- _WHAT TO WORK ON_:
Without the pictures, output the lines of the material from the very first through the one that holds "['#0b5580', '#d4213d', '#f08a24', '#fbb034'];".

- _DATASET EXTRACT_:
## START

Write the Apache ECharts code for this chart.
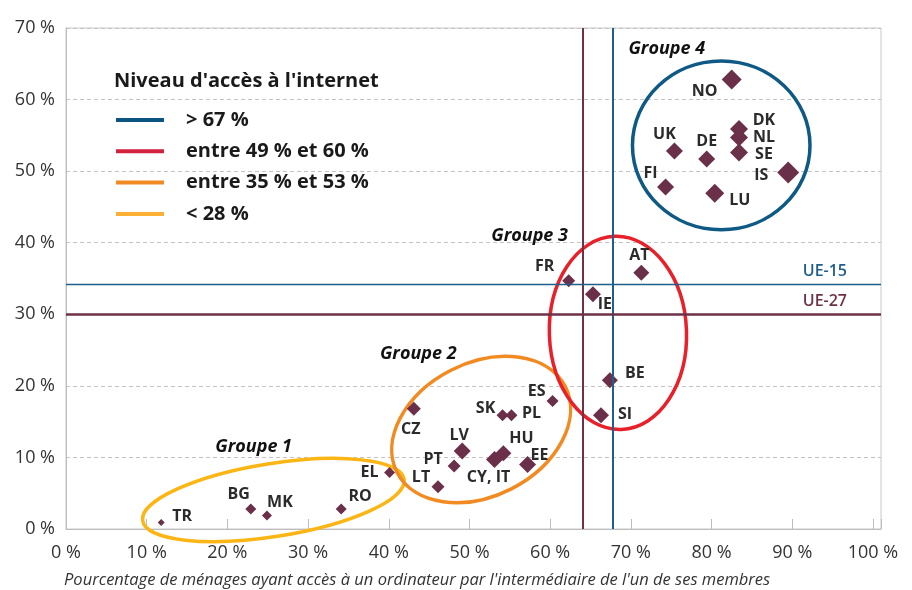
<!DOCTYPE html>
<html>
<head>
<meta charset="utf-8">
<script src="https://cdn.jsdelivr.net/npm/echarts@6/dist/echarts.min.js"></script>
<style>
  html, body { margin: 0; padding: 0; background: #fff; }
  #chart { width: 912px; height: 590px; }
</style>
</head>
<body>
<div id="chart"></div>
<script>
// pays et valeurs (%)
const countries = ['TR', 'BG', 'MK', 'RO', 'EL', 'CZ', 'LT', 'PT', 'LV', 'CY, IT', 'HU', 'EE', 'SK', 'PL', 'ES',
  'FR', 'IE', 'AT', 'BE', 'SI', 'NO', 'DK', 'NL', 'SE', 'UK', 'DE', 'FI', 'LU', 'IS'];
const computerAccess = [11.8, 22.9, 24.9, 34.1, 40.1, 43.1, 46.1, 48.1, 49.1, 53.1, 54.2, 57.2, 54.1, 55.2, 60.3,
  62.3, 65.3, 71.3, 67.4, 66.3, 82.5, 83.4, 83.4, 83.4, 75.4, 79.4, 74.3, 80.4, 89.5];
const yValues = [0.9, 2.8, 1.9, 2.8, 7.9, 16.8, 5.9, 8.8, 10.9, 9.7, 10.6, 9.0, 15.9, 15.9, 17.9,
  34.7, 32.8, 35.8, 20.8, 15.9, 62.8, 55.9, 54.7, 52.6, 52.8, 51.7, 47.8, 46.9, 49.8];
const bubbleValues = [7, 11, 10, 11, 11, 14, 13, 13, 17, 17, 16, 17, 12, 12, 12,
  13, 16, 16, 16, 16, 20, 18, 18, 18, 17, 17, 17, 19, 22];

// moyennes UE
const ue15 = [67.8, 34.2];
const ue27 = [64.0, 30.0];

const xTicks = [0, 10, 20, 30, 40, 50, 60, 70, 80, 90, 100];

// groupes (ellipses)
const groupNames = ['Groupe 1', 'Groupe 2', 'Groupe 3', 'Groupe 4'];
const legendItems = ['> 67 %', 'entre 49 % et 60 %', 'entre 35 % et 53 %', '< 28 %'];

const groupShapes = [
  // cx, cy, rx (unités x), ry (unités y), rotation°, label x, label y
  [25.7, 4.05, 16.4, 5.1, 9, 18.5, 11.5],
  [51.45, 13.9, 11.7, 9.3, 27, 38.9, 24.5],
  [68.4, 27.4, 8.5, 13.5, 2, 52.7, 41.0],
  [81.2, 53.6, 11.0, 11.8, 0, 69.7, 67.1],
];
const groupColors = ['#fbb616', '#f28a22', '#e8202a', '#0e5a85'];
const legendColors = ['#0b5580', '#d4213d', '#f08a24', '#fbb034'];

// décalage des étiquettes (px)
const labelOffset = {
  'TR': [21, -6], 'BG': [-12, -15], 'MK': [13, -13], 'RO': [19, -13], 'EL': [-20, 0],
  'CZ': [-3, 21], 'LT': [-17, -9], 'PT': [-21, -7], 'LV': [-3, -16], 'CY, IT': [-6, 18],
  'HU': [18, -15], 'EE': [12, -9], 'SK': [-17, -7], 'PL': [20, -2], 'ES': [-16, -9],
  'FR': [-24, -14], 'IE': [12, 10], 'AT': [-2, -17], 'BE': [25, -7], 'SI': [24, -1],
  'NO': [-27, 12], 'DK': [25, -8], 'NL': [25, 0], 'SE': [25, 2], 'UK': [-10, -17],
  'DE': [0, -18], 'FI': [-15, -13], 'LU': [25, 7], 'IS': [-27, 3],
};

const FONT = '"Open Sans", "Noto Sans", sans-serif';
const purple = '#6e3247';
const blue = '#1f5f8b';

const chart = echarts.init(document.getElementById('chart'));

const points = countries.map((c, i) => ({
  name: c,
  value: [computerAccess[i], yValues[i]],
  symbolSize: bubbleValues[i],
}));

const legendGraphics = [{
  type: 'text', x: 114, y: 81,
  style: {
    text: "Niveau d'accès à l'internet", font: `bold 20px ${FONT}`, fill: '#1a1a1a', verticalAlign: 'middle',
  },
}];
legendItems.forEach((t, i) => {
  const y = 120 + i * 31.3;
  legendGraphics.push({
    type: 'rect', shape: { x: 116, y: y - 2, width: 48, height: 4 },
    style: { fill: legendColors[i] },
  });
  legendGraphics.push({
    type: 'text', x: 186, y: y,
    style: { text: t, font: `bold 20px ${FONT}`, fill: '#1a1a1a', verticalAlign: 'middle' },
  });
});
legendGraphics.push({
  type: 'text', x: 64, y: 580,
  style: {
    text: "Pourcentage de ménages ayant accès à un ordinateur par l'intermédiaire de l'un de ses membres",
    font: `italic 16.5px ${FONT}`, fill: '#333', verticalAlign: 'middle',
  },
});

chart.setOption({
  animation: false,
  grid: {
    left: 66, right: 31, top: 28, bottom: 61,
    show: true, borderColor: '#c8c8c8', borderWidth: 1,
  },
  xAxis: {
    type: 'value', min: 0, max: 101, interval: 10,
    axisLine: { lineStyle: { color: '#bdbdbd' } },
    axisTick: { show: true, inside: true, length: 10, lineStyle: { color: '#bdbdbd' } },
    splitLine: { show: false },
    axisLabel: {
      margin: 15, fontSize: 18, color: '#333', fontFamily: FONT,
      formatter: (v) => (xTicks.includes(v) ? `${v} %` : ''),
    },
  },
  yAxis: {
    type: 'value', min: 0, max: 70, interval: 10,
    axisLine: { show: true, lineStyle: { color: '#bdbdbd' } },
    axisTick: { show: false },
    splitLine: { lineStyle: { color: '#c4c4c4', type: [4, 3] } },
    axisLabel: {
      margin: 11, fontSize: 18, color: '#333', fontFamily: FONT,
      formatter: '{value} %',
    },
  },
  graphic: legendGraphics,
  series: [
    {
      type: 'custom',
      clip: false,
      silent: true,
      z: 3,
      data: groupShapes,
      renderItem(params, api) {
        const i = params.dataIndex;
        const c = api.coord([api.value(0), api.value(1)]);
        const rx = api.size([api.value(2), 0])[0];
        const ry = api.size([0, api.value(3)])[1];
        const lp = api.coord([api.value(5), api.value(6)]);
        return {
          type: 'group',
          children: [
            {
              type: 'ellipse',
              x: c[0], y: c[1],
              rotation: api.value(4) * Math.PI / 180,
              shape: { cx: 0, cy: 0, rx, ry },
              style: { fill: 'none', stroke: groupColors[i], lineWidth: 3.5 },
            },
            {
              type: 'text',
              x: lp[0], y: lp[1],
              style: {
                text: groupNames[i], font: `italic bold 18px ${FONT}`, fill: '#111',
                verticalAlign: 'middle',
              },
            },
          ],
        };
      },
    },
    {
      type: 'scatter',
      symbol: 'diamond',
      z: 4,
      itemStyle: { color: '#6b3049', opacity: 1 },
      label: {
        show: true, position: 'inside', formatter: '{b}',
        fontFamily: FONT, fontWeight: 'bold', fontSize: 16, color: '#2b2b2b',
        align: 'center', verticalAlign: 'middle',
      },
      labelLayout(params) {
        const off = labelOffset[countries[params.dataIndex]];
        return { dx: off[0], dy: off[1], hideOverlap: false };
      },
      data: points,
      markLine: {
        symbol: 'none', silent: true, animation: false,
        data: [
          { xAxis: ue27[0], lineStyle: { color: purple, width: 2, type: 'solid' }, label: { show: false } },
          { xAxis: ue15[0], lineStyle: { color: blue, width: 2, type: 'solid' }, label: { show: false } },
          {
            yAxis: ue15[1], lineStyle: { color: blue, width: 1.3, type: 'solid' },
            label: {
              show: true, formatter: 'UE-15', position: 'insideEndTop', color: blue,
              fontFamily: FONT, fontWeight: 600, fontSize: 16, distance: [34, 5],
            },
          },
          {
            yAxis: ue27[1], lineStyle: { color: purple, width: 2.5, type: 'solid' },
            label: {
              show: true, formatter: 'UE-27', position: 'insideEndTop', color: purple,
              fontFamily: FONT, fontWeight: 600, fontSize: 16, distance: [34, 5],
            },
          },
        ],
      },
    },
  ],
});
</script>
</body>
</html>
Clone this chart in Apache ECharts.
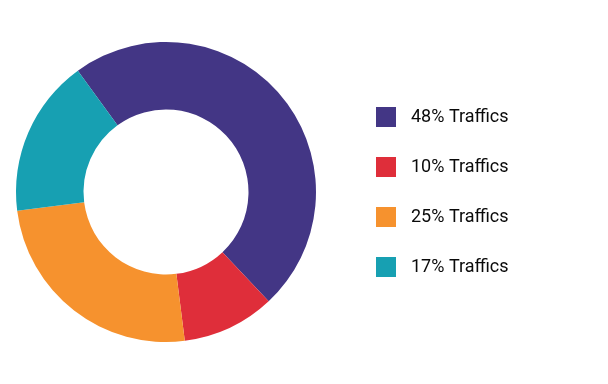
<!DOCTYPE html>
<html><head><meta charset="utf-8">
<script src="https://cdn.jsdelivr.net/npm/echarts@6/dist/echarts.min.js"></script>
<style>html,body{margin:0;padding:0;background:#fff}#c{width:608px;height:384px}</style>
</head><body><div id="c"></div>
<script>
const categories = ['48% Traffics', '10% Traffics', '25% Traffics', '17% Traffics'];
const values = [48, 10, 25, 17];
const colors = ['#433685', '#DF2E3A', '#F6922E', '#17A0B2'];

const chart = echarts.init(document.getElementById('c'), null, {renderer: 'canvas'});
chart.setOption({
  animation: false,
  color: colors,
  legend: {
    orient: 'vertical',
    left: 371,
    top: 102,
    itemWidth: 20,
    itemHeight: 20,
    itemGap: 30,
    icon: 'rect',
    data: categories,
    selectedMode: false,
    textStyle: {
      fontFamily: 'Roboto',
      fontSize: 18,
      color: '#0a0a0a',
      padding: [2, 0, 0, 10]
    }
  },
  series: [{
    type: 'pie',
    center: [166, 192],
    radius: [82.5, 150],
    startAngle: 126,
    clockwise: true,
    silent: true,
    label: {show: false},
    labelLine: {show: false},
    itemStyle: {borderWidth: 0},
    data: categories.map((n, i) => ({name: n, value: values[i]}))
  }]
});
</script>
</body></html>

## END

- _SOLVED EXERCISE_:
Write the Apache ECharts code for this chart.
<!DOCTYPE html>
<html>
<head>
<meta charset="utf-8">
<script src="https://cdn.jsdelivr.net/npm/echarts@6/dist/echarts.min.js"></script>
<style>
  html, body { margin: 0; padding: 0; background: #fff; }
  #chart { width: 912px; height: 590px; }
</style>
</head>
<body>
<div id="chart"></div>
<script>
// pays et valeurs (%)
const countries = ['TR', 'BG', 'MK', 'RO', 'EL', 'CZ', 'LT', 'PT', 'LV', 'CY, IT', 'HU', 'EE', 'SK', 'PL', 'ES',
  'FR', 'IE', 'AT', 'BE', 'SI', 'NO', 'DK', 'NL', 'SE', 'UK', 'DE', 'FI', 'LU', 'IS'];
const computerAccess = [11.8, 22.9, 24.9, 34.1, 40.1, 43.1, 46.1, 48.1, 49.1, 53.1, 54.2, 57.2, 54.1, 55.2, 60.3,
  62.3, 65.3, 71.3, 67.4, 66.3, 82.5, 83.4, 83.4, 83.4, 75.4, 79.4, 74.3, 80.4, 89.5];
const yValues = [0.9, 2.8, 1.9, 2.8, 7.9, 16.8, 5.9, 8.8, 10.9, 9.7, 10.6, 9.0, 15.9, 15.9, 17.9,
  34.7, 32.8, 35.8, 20.8, 15.9, 62.8, 55.9, 54.7, 52.6, 52.8, 51.7, 47.8, 46.9, 49.8];
const bubbleValues = [7, 11, 10, 11, 11, 14, 13, 13, 17, 17, 16, 17, 12, 12, 12,
  13, 16, 16, 16, 16, 20, 18, 18, 18, 17, 17, 17, 19, 22];

// moyennes UE
const ue15 = [67.8, 34.2];
const ue27 = [64.0, 30.0];

const xTicks = [0, 10, 20, 30, 40, 50, 60, 70, 80, 90, 100];

// groupes (ellipses)
const groupNames = ['Groupe 1', 'Groupe 2', 'Groupe 3', 'Groupe 4'];
const legendItems = ['> 67 %', 'entre 49 % et 60 %', 'entre 35 % et 53 %', '< 28 %'];

const groupShapes = [
  // cx, cy, rx (unités x), ry (unités y), rotation°, label x, label y
  [25.7, 4.05, 16.4, 5.1, 9, 18.5, 11.5],
  [51.45, 13.9, 11.7, 9.3, 27, 38.9, 24.5],
  [68.4, 27.4, 8.5, 13.5, 2, 52.7, 41.0],
  [81.2, 53.6, 11.0, 11.8, 0, 69.7, 67.1],
];
const groupColors = ['#fbb616', '#f28a22', '#e8202a', '#0e5a85'];
const legendColors = ['#0b5580', '#d4213d', '#f08a24', '#fbb034'];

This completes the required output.